» GOAL OF THE EXERCISE
Work out the number of lines in the listing that include the string "picture". Reply with that number alone.

» DATA SHOWN
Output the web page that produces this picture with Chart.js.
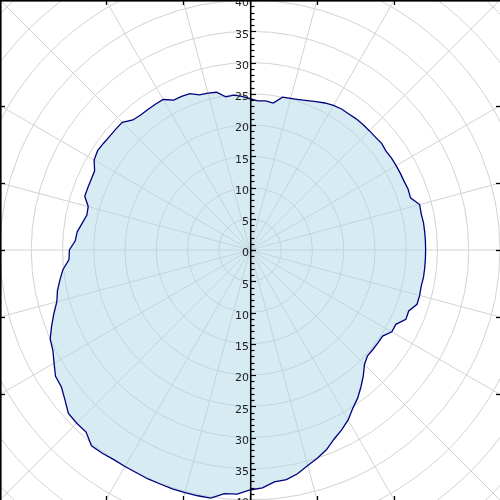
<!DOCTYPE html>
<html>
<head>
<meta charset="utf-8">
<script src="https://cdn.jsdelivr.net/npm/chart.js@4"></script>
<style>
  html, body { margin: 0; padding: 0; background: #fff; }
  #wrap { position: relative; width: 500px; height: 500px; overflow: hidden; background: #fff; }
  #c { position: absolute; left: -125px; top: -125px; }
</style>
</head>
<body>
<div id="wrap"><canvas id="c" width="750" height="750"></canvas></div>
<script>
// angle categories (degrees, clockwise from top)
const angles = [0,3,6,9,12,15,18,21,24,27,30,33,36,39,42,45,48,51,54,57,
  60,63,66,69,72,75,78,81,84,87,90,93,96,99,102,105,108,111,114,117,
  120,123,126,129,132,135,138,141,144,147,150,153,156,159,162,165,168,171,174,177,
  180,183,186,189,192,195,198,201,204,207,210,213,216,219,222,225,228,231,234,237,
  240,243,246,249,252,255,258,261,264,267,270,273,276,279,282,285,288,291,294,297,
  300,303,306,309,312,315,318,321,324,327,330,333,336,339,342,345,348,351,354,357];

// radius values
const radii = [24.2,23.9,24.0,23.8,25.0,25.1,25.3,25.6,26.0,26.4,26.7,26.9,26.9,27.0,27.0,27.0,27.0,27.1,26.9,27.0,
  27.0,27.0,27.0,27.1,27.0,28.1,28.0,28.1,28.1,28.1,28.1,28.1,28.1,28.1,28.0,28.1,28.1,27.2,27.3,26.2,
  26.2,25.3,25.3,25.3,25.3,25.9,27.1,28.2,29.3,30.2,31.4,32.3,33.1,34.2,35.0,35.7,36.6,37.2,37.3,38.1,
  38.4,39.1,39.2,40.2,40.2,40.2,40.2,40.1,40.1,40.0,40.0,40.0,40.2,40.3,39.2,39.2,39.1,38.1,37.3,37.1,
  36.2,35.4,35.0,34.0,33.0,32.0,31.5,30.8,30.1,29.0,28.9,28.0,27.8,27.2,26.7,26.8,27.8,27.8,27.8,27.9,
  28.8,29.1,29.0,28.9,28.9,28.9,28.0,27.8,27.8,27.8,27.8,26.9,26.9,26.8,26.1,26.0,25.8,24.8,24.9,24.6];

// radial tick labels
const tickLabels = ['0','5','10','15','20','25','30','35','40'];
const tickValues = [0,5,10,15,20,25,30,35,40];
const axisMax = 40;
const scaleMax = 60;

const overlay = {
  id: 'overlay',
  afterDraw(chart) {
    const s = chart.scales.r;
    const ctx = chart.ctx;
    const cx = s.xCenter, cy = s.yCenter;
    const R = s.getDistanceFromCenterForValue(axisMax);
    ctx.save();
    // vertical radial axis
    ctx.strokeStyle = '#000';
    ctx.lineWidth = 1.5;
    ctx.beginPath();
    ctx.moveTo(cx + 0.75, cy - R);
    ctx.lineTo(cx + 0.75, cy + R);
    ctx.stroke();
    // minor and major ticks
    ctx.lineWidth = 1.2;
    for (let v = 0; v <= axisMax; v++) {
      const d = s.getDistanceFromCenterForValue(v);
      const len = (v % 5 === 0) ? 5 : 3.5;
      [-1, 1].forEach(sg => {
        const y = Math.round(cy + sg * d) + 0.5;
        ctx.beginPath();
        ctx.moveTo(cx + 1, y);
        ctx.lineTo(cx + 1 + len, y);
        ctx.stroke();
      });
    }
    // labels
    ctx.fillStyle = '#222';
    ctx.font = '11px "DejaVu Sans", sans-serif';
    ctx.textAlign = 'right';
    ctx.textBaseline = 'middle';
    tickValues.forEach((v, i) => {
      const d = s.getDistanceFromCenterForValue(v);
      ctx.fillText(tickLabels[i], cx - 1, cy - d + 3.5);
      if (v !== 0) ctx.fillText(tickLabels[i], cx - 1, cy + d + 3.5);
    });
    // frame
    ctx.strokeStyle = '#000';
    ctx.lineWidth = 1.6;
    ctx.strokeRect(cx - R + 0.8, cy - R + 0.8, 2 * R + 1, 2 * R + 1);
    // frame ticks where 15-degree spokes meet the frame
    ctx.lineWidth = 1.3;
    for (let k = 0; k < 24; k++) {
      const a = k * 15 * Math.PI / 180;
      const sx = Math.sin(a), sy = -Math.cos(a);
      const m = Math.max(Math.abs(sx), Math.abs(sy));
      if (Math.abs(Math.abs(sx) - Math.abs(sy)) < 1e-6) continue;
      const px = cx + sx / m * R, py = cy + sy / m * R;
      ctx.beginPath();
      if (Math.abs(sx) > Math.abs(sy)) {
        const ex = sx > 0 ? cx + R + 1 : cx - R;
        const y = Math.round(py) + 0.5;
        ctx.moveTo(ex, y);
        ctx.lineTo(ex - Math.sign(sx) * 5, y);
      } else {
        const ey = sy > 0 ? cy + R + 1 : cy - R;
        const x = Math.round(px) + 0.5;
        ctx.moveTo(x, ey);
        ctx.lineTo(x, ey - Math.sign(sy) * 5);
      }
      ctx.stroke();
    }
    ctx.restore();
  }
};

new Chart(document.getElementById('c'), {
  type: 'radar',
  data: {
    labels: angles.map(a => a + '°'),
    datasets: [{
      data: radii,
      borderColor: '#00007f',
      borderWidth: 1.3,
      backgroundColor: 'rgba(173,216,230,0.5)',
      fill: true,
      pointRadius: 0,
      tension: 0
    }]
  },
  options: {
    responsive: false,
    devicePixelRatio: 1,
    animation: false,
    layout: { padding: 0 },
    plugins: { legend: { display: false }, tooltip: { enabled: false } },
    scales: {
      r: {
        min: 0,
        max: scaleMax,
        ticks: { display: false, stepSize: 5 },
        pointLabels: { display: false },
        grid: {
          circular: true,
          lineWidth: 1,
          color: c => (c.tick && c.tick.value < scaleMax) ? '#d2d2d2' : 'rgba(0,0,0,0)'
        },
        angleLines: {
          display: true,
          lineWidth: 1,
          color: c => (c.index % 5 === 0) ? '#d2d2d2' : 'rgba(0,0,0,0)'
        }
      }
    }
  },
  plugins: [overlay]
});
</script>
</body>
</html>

» CORRECT RESULT
1